My name is Alisa and I have a lot of cookbooks. When I go to thrift stores and antique shops, I buy more cookbooks. In my house, I have a wall of shelves dedicated to just cookbooks…This is how I imagine a 12 step program for cookbook addicts might start. First admitting that I have a lot, perhaps too many cookbooks. And yes, I could say that I have too many, but when you start collecting a specific item, quickly amassing large quantities is what generally happens. Truth be told, of all the things I could get involved with, collecting cookbooks is pretty tame and if I take them off the shelf and use them, delicious things happen. One of the cookbooks I have had the longest, and judging by the condition, used often is a copy of the Fannie Farmer Baking Book. It is also one that I highly recommend to new bakers looking for a starting point because the recipes are simple, easy to follow and pretty foolproof.
What many people do not realize is that Fannie Farmer really was a trained cook as well as an author of several cookbooks. She studied at the Boston Cooking School in the late 19th century and eventually took the role of school principal before venturing out on her own by opening a school, Miss Farmer’s School of Cooking. Although her main interest was proper nutrition and how it affected the health and well-being of the ill, what she hoped she would be most remembered for, it is the The Fanny Farmer Cookbook that most people today associate with her. There are two books featuring her name, The Boston Cooking-School Cookbook, which she actually wrote and was revised, updated and renamed The Fannie Farmer Cookbook by the late Marion Cunningham and The Fannie Farmer Baking Book, also written by Marion Cunningham. While Fannie’s name may be in the title of the baking book, she never actually wrote a book dedicated to baking or desserts. Ms. Cunningham is solely responsible for making the book what it is; a master collection of baking recipes that every baker should own. As hard as it is to believe, when I am developing recipes, I will pull this book off the shelf and read or make a recipe in it because I know it will work. Other times, when I just want a recipe that is foolproof and guaranteed to please a crowd, this is my “go to-I don’t need to think about it” book.
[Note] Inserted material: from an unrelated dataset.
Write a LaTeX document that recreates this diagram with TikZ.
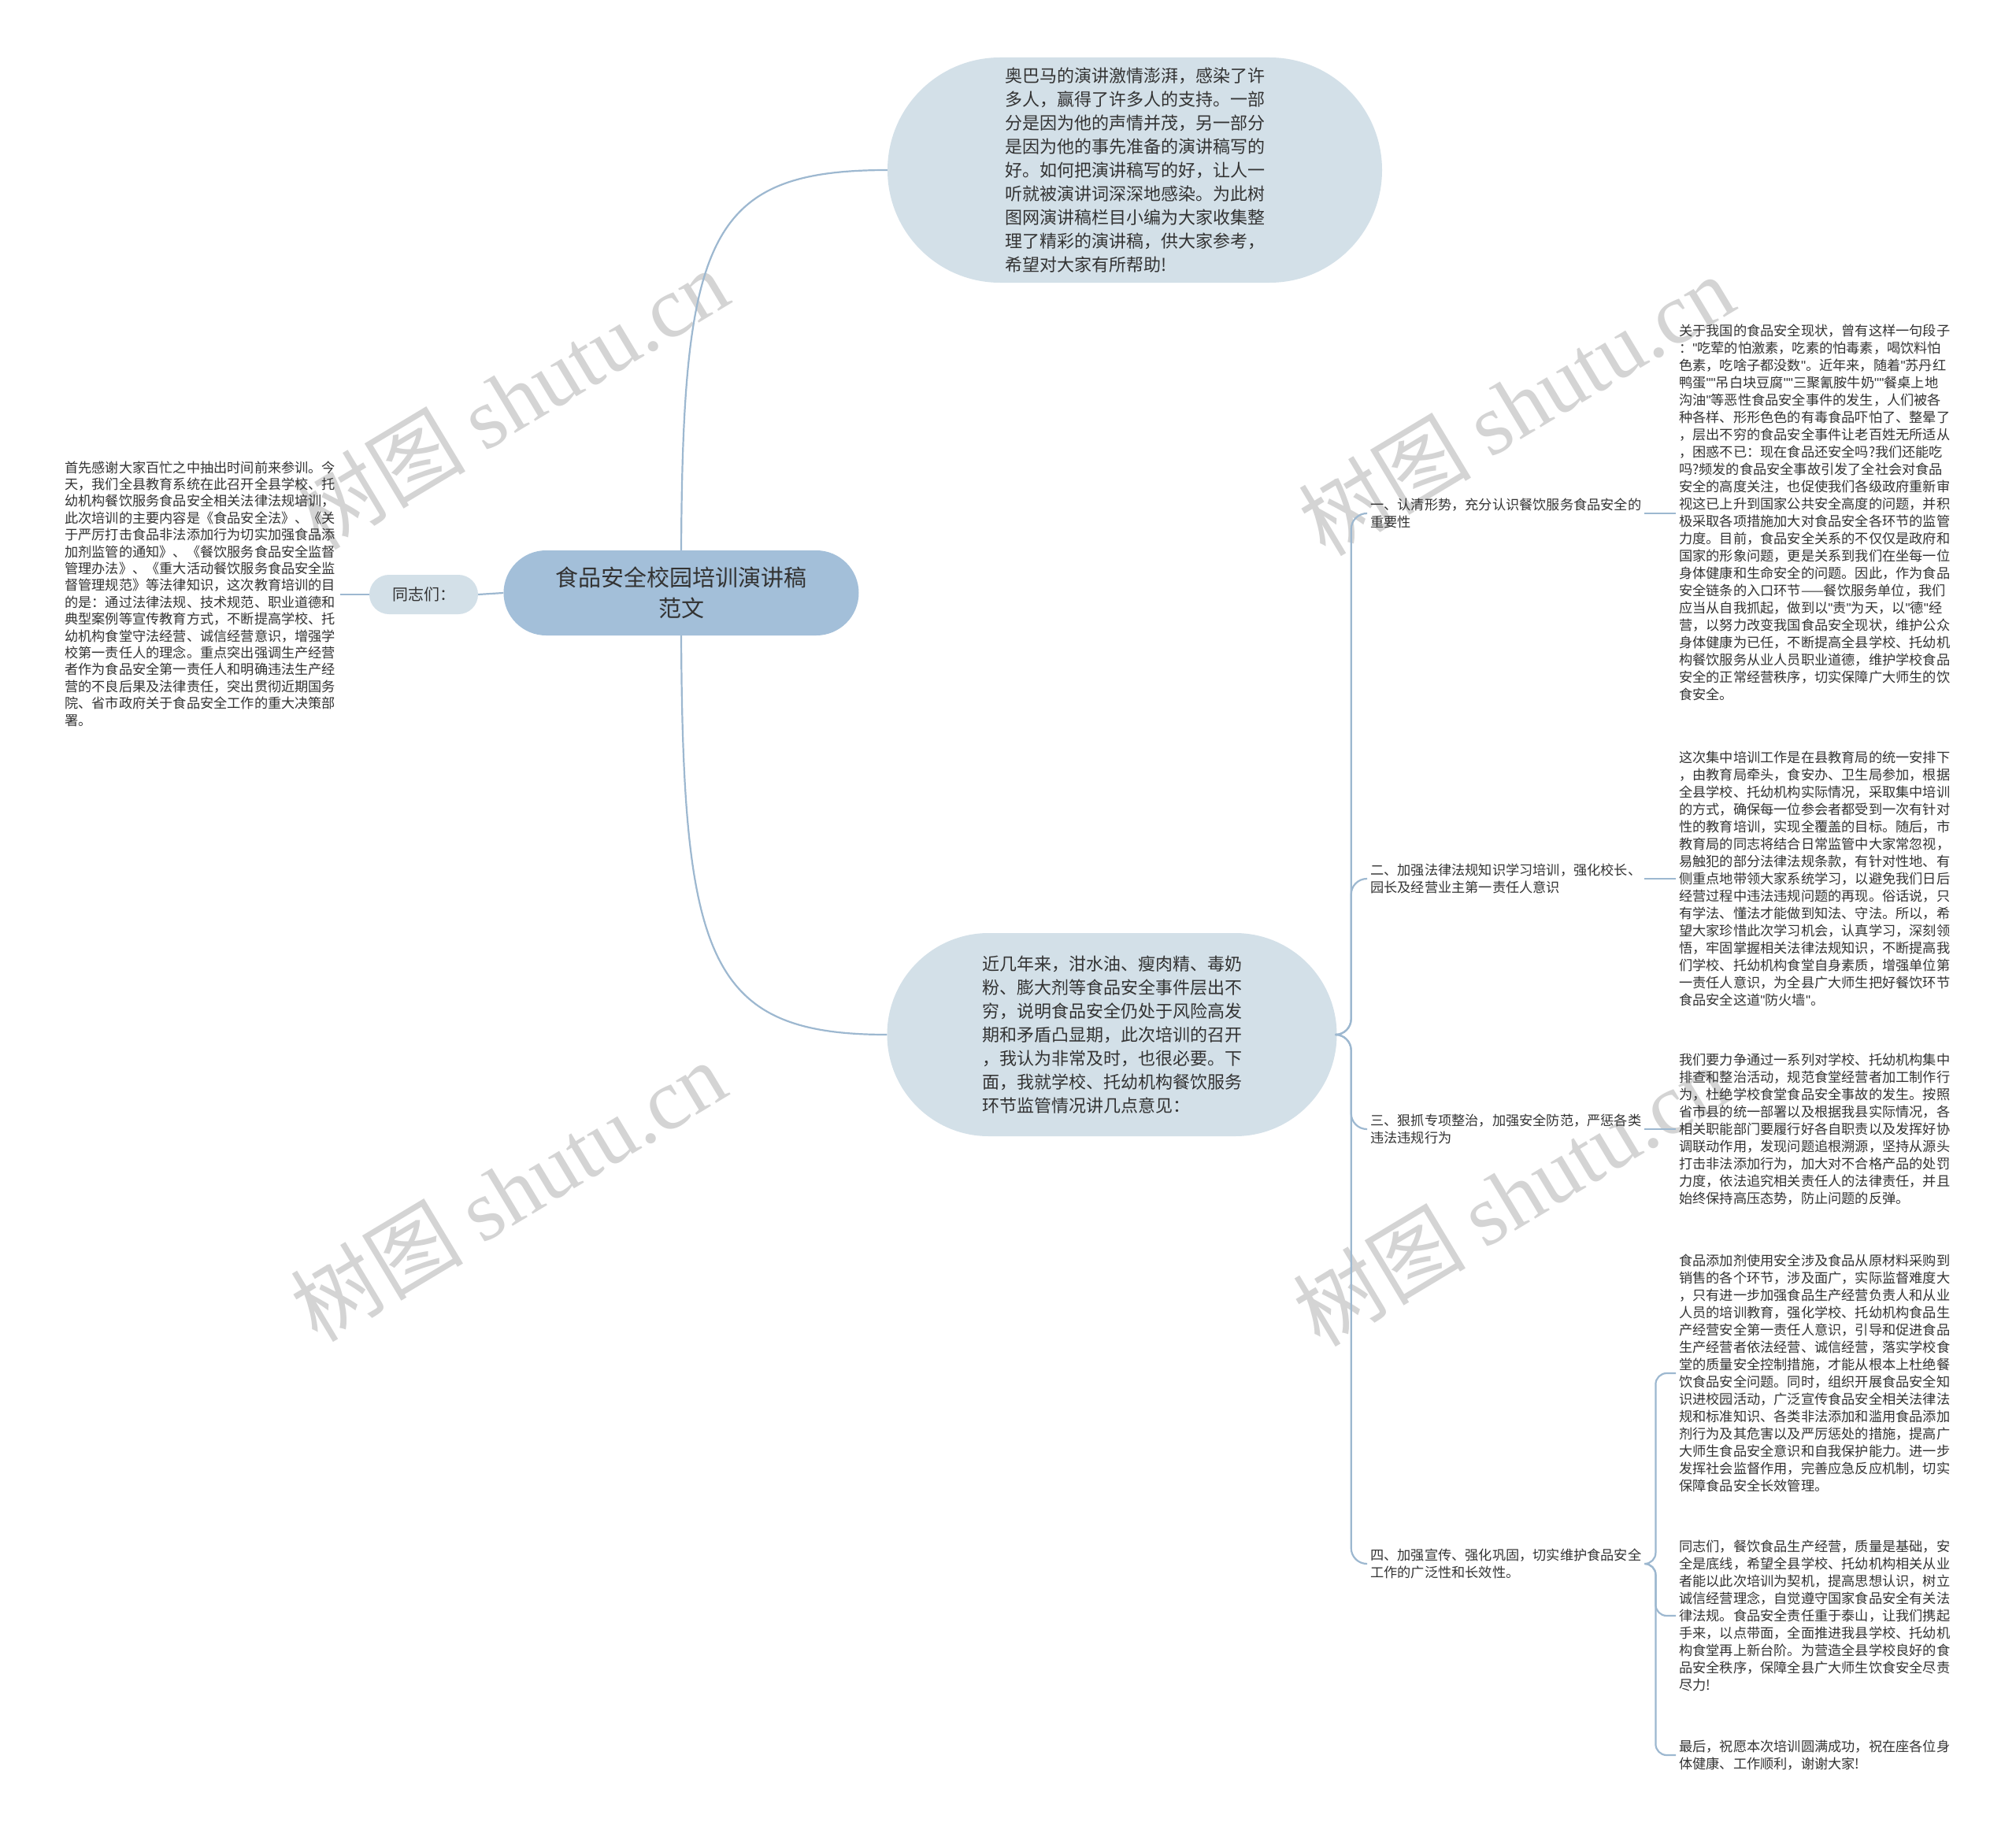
\documentclass[tikz,border=0pt]{standalone}
\usepackage{fontspec}
\setmainfont{Noto Sans CJK SC}
\newfontfamily\wmlat{Liberation Serif}
\newfontfamily\qfont{Liberation Sans}
\newcommand{\dq}{{\qfont\char"22}}
\definecolor{bubblefill}{HTML}{D3E0E8}
\definecolor{centerfill}{HTML}{A3BFD9}
\definecolor{linecol}{HTML}{9DB8D0}
\definecolor{txt}{HTML}{333333}
\definecolor{wmcol}{HTML}{D4D4D4}
\tikzset{
  conn/.style={draw=linecol, line width=2.2pt},
  bubble/.style={fill=bubblefill, align=left, text=txt, inner sep=0pt,
    font=\fontsize{22}{30}\selectfont},
  leaf/.style={align=left, text=txt, inner ysep=0pt, inner xsep=4pt, anchor=west,
    font=\fontsize{17.2}{22}\selectfont},
  branch/.style={align=left, text=txt, inner ysep=0pt, inner xsep=4pt, anchor=west,
    font=\fontsize{17.2}{22.5}\selectfont},
  wm/.style={text=wmcol, rotate=31, inner sep=0pt}
}
\begin{document}
\begin{tikzpicture}[x=1pt,y=-1pt]
\useasboundingbox (0,0) rectangle (2560,2333);
\fill[white] (0,0) rectangle (2560,2333);

% watermarks
\node[wm] (wm1) at (648,506) {\fontsize{110}{110}\selectfont 树图 \wmlat shutu.cn};
\node[wm] (wm2) at (1925,514) {\fontsize{110}{110}\selectfont 树图 \wmlat shutu.cn};
\node[wm] (wm3) at (645,1512) {\fontsize{110}{110}\selectfont 树图 \wmlat shutu.cn};
\node[wm] (wm4) at (1918,1518) {\fontsize{110}{110}\selectfont 树图 \wmlat shutu.cn};

% central node
\node[fill=centerfill, rounded corners=54pt, minimum width=451pt, minimum height=108pt,
  align=center, text=txt, inner sep=0pt, font=\fontsize{29}{39}\selectfont]
  (c) at (865,753) {食品安全校园培训演讲稿\\范文};

% left branch
\node[fill=bubblefill, rounded corners=25pt, minimum width=138pt, minimum height=50pt,
  text=txt, inner sep=0pt, font=\fontsize{20}{24}\selectfont]
  (tz) at (538,755) {同志们：};
\node[align=left, text=txt, inner ysep=0pt, inner xsep=6pt, anchor=west,
  font=\fontsize{17.2}{21.4}\selectfont] (lt) at (76,754) {首先感谢大家百忙之中抽出时间前来参训。今\\
天，我们全县教育系统在此召开全县学校、托\\
幼机构餐饮服务食品安全相关法律法规培训，\\
此次培训的主要内容是《食品安全法》、《关\\
于严厉打击食品非法添加行为切实加强食品添\\
加剂监管的通知》、《餐饮服务食品安全监督\\
管理办法》、《重大活动餐饮服务食品安全监\\
督管理规范》等法律知识，这次教育培训的目\\
的是：通过法律法规、技术规范、职业道德和\\
典型案例等宣传教育方式，不断提高学校、托\\
幼机构食堂守法经营、诚信经营意识，增强学\\
校第一责任人的理念。重点突出强调生产经营\\
者作为食品安全第一责任人和明确违法生产经\\
营的不良后果及法律责任，突出贯彻近期国务\\
院、省市政府关于食品安全工作的重大决策部\\
署。};

% top bubble
\node[bubble, rounded corners=143pt, minimum width=628pt, minimum height=286pt]
  (top) at (1441,216) {奥巴马的演讲激情澎湃，感染了许\\
多人，赢得了许多人的支持。一部\\
分是因为他的声情并茂，另一部分\\
是因为他的事先准备的演讲稿写的\\
好。如何把演讲稿写的好，让人一\\
听就被演讲词深深地感染。为此树\\
图网演讲稿栏目小编为大家收集整\\
理了精彩的演讲稿，供大家参考，\\
希望对大家有所帮助!};

% bottom bubble
\node[bubble, rounded corners=129pt, minimum width=571pt, minimum height=258pt]
  (bot) at (1412,1314) {近几年来，泔水油、瘦肉精、毒奶\\
粉、膨大剂等食品安全事件层出不\\
穷，说明食品安全仍处于风险高发\\
期和矛盾凸显期，此次培训的召开\\
，我认为非常及时，也很必要。下\\
面，我就学校、托幼机构餐饮服务\\
环节监管情况讲几点意见：};

% second-level labels
\node[branch] (L1) at (1736,652) {一、认清形势，充分认识餐饮服务食品安全的\\重要性};
\node[branch] (L2) at (1736,1116) {二、加强法律法规知识学习培训，强化校长、\\园长及经营业主第一责任人意识};
\node[branch] (L3) at (1736,1434) {三、狠抓专项整治，加强安全防范，严惩各类\\违法违规行为};
\node[branch] (L4) at (1736,1986) {四、加强宣传、强化巩固，切实维护食品安全\\工作的广泛性和长效性。};

% leaf texts
\node[leaf] (T1) at (2128,651) {关于我国的食品安全现状，曾有这样一句段子\\
：\dq{}吃荤的怕激素，吃素的怕毒素，喝饮料怕\\
色素，吃啥子都没数\dq{}。近年来，随着\dq{}苏丹红\\
鸭蛋\dq{}\dq{}吊白块豆腐\dq{}\dq{}三聚氰胺牛奶\dq{}\dq{}餐桌上地\\
沟油\dq{}等恶性食品安全事件的发生，人们被各\\
种各样、形形色色的有毒食品吓怕了、整晕了\\
，层出不穷的食品安全事件让老百姓无所适从\\
，困惑不已：现在食品还安全吗?我们还能吃\\
吗?频发的食品安全事故引发了全社会对食品\\
安全的高度关注，也促使我们各级政府重新审\\
视这已上升到国家公共安全高度的问题，并积\\
极采取各项措施加大对食品安全各环节的监管\\
力度。目前，食品安全关系的不仅仅是政府和\\
国家的形象问题，更是关系到我们在坐每一位\\
身体健康和生命安全的问题。因此，作为食品\\
安全链条的入口环节——餐饮服务单位，我们\\
应当从自我抓起，做到以\dq{}责\dq{}为天，以\dq{}德\dq{}经\\
营，以努力改变我国食品安全现状，维护公众\\
身体健康为已任，不断提高全县学校、托幼机\\
构餐饮服务从业人员职业道德，维护学校食品\\
安全的正常经营秩序，切实保障广大师生的饮\\
食安全。};

\node[leaf] (T2) at (2128,1116) {这次集中培训工作是在县教育局的统一安排下\\
，由教育局牵头，食安办、卫生局参加，根据\\
全县学校、托幼机构实际情况，采取集中培训\\
的方式，确保每一位参会者都受到一次有针对\\
性的教育培训，实现全覆盖的目标。随后，市\\
教育局的同志将结合日常监管中大家常忽视，\\
易触犯的部分法律法规条款，有针对性地、有\\
侧重点地带领大家系统学习，以避免我们日后\\
经营过程中违法违规问题的再现。俗话说，只\\
有学法、懂法才能做到知法、守法。所以，希\\
望大家珍惜此次学习机会，认真学习，深刻领\\
悟，牢固掌握相关法律法规知识，不断提高我\\
们学校、托幼机构食堂自身素质，增强单位第\\
一责任人意识，为全县广大师生把好餐饮环节\\
食品安全这道\dq{}防火墙\dq{}。};

\node[leaf] (T3) at (2128,1434) {我们要力争通过一系列对学校、托幼机构集中\\
排查和整治活动，规范食堂经营者加工制作行\\
为，杜绝学校食堂食品安全事故的发生。按照\\
省市县的统一部署以及根据我县实际情况，各\\
相关职能部门要履行好各自职责以及发挥好协\\
调联动作用，发现问题追根溯源，坚持从源头\\
打击非法添加行为，加大对不合格产品的处罚\\
力度，依法追究相关责任人的法律责任，并且\\
始终保持高压态势，防止问题的反弹。};

\node[leaf] (T4) at (2128,1744) {食品添加剂使用安全涉及食品从原材料采购到\\
销售的各个环节，涉及面广，实际监督难度大\\
，只有进一步加强食品生产经营负责人和从业\\
人员的培训教育，强化学校、托幼机构食品生\\
产经营安全第一责任人意识，引导和促进食品\\
生产经营者依法经营、诚信经营，落实学校食\\
堂的质量安全控制措施，才能从根本上杜绝餐\\
饮食品安全问题。同时，组织开展食品安全知\\
识进校园活动，广泛宣传食品安全相关法律法\\
规和标准知识、各类非法添加和滥用食品添加\\
剂行为及其危害以及严厉惩处的措施，提高广\\
大师生食品安全意识和自我保护能力。进一步\\
发挥社会监督作用，完善应急反应机制，切实\\
保障食品安全长效管理。};

\node[leaf] (T5) at (2128,2052) {同志们，餐饮食品生产经营，质量是基础，安\\
全是底线，希望全县学校、托幼机构相关从业\\
者能以此次培训为契机，提高思想认识，树立\\
诚信经营理念，自觉遵守国家食品安全有关法\\
律法规。食品安全责任重于泰山，让我们携起\\
手来，以点带面，全面推进我县学校、托幼机\\
构食堂再上新台阶。为营造全县学校良好的食\\
品安全秩序，保障全县广大师生饮食安全尽责\\
尽力!};

\node[leaf] (T6) at (2128,2229) {最后，祝愿本次培训圆满成功，祝在座各位身\\
体健康、工作顺利，谢谢大家!};

% connectors
\draw[conn] (c.west) -- (tz.east);
\draw[conn] (tz.west) -- (tz.west -| lt.east);
\draw[conn] (c.north) .. controls (867,300) and (900,216) .. (top.west);
\draw[conn] (c.south) .. controls (867,1220) and (900,1314) .. (bot.west);

\foreach \L in {L1,L2,L3,L4}
  \draw[conn, rounded corners=20pt] (bot.east) -- ++(18,0) |- (\L.west);

\draw[conn] (L1.east) -- (L1.east -| T1.west);
\draw[conn] (L2.east) -- (L2.east -| T2.west);
\draw[conn] (L3.east) -- (L3.east -| T3.west);
\foreach \T in {T4,T5,T6}
  \draw[conn, rounded corners=14pt] (L4.east) -- ++(14,0) |- (\T.west);
\end{tikzpicture}
\end{document}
With this in mind, I pulled the book off the shelf with the idea of making some dinner rolls. There is nothing worse than messing around with a bread recipe, spending a day or even two to make a batch of dough, only to have it completely flop. Since I was short on time, I went with a recipe I knew would work perfectly, the simply titled Dinner Rolls. Ms. Cunningham describes them as her “favorite dinner rolls, soft and barely sweet” and I couldn’t agree more. They were quick to mix, easy to shape and baked up beautifully. The recipe includes many options for shaping the rolls; pan rolls, crescents, clover-leaf, fan-tan or mini rolls. Crescents were what I wanted, and I was quite pleased with the results. If you do not have a copy of this book, get one; this recipe is one of the reasons why I keep this book on my shelf.
makes about 24 rolls
1 1/4 cup milk, warmed
1/3 cup sugar
2 teaspoons salt
4 tablespoons unsalted butter, softened
1 package or 2 1/4 teaspoons dry yeast
1 egg, slightly beaten
3 1/2 to 4 1/2 cups unbleached all-purpose flour
In a bowl, stir together the milk, sugar, salt and butter. Sprinkle the yeast over the mixture and let stand to dissolve and become active. Add the egg and 2 cups of flour and beat it vigorously for a minute or two. Add enough flour to make a manageable dough. Knead the dough in the mixer or by hand on a well floured surface until smooth or elastic. Place in an oiled bowl, cover and let it rise until doubled. Punch the dough down and shape as desired. Place the shaped rolls onto a baking pan and let rise until double. Preheat the oven to 400 and bake the rolls for 12-15 minutes until lightly browned. Cool on a rack for a few minutes before serving.
To shape crescents:
Melt 6 tablespoons butter. Divide the dough in half and set half aside, covered. Roll the other piece into a circle that is about 12″ in diameter and 1/8″ thick. Brush the dough with some of the melted butter. Cut the dough into 12 equal wedges. Take one wedge of dough, starting with the wide end, roll it up and pinch the tail to the roll to keep it from opening during baking. Place 12 rolls on a pan lined with parchment paper or silpats, tail side down. Space the rolls at least 1″ apart, brush them with butter, cover the pan loosely with plastic wrap. Repeat the process with the other ball of dough. Let the rolls rise until double and bake as directed in the recipe above.
Serve the rolls fresh from the oven with butter or jam or butter and jam…They reheat nicely too and also make lovely rolls for little sandwiches!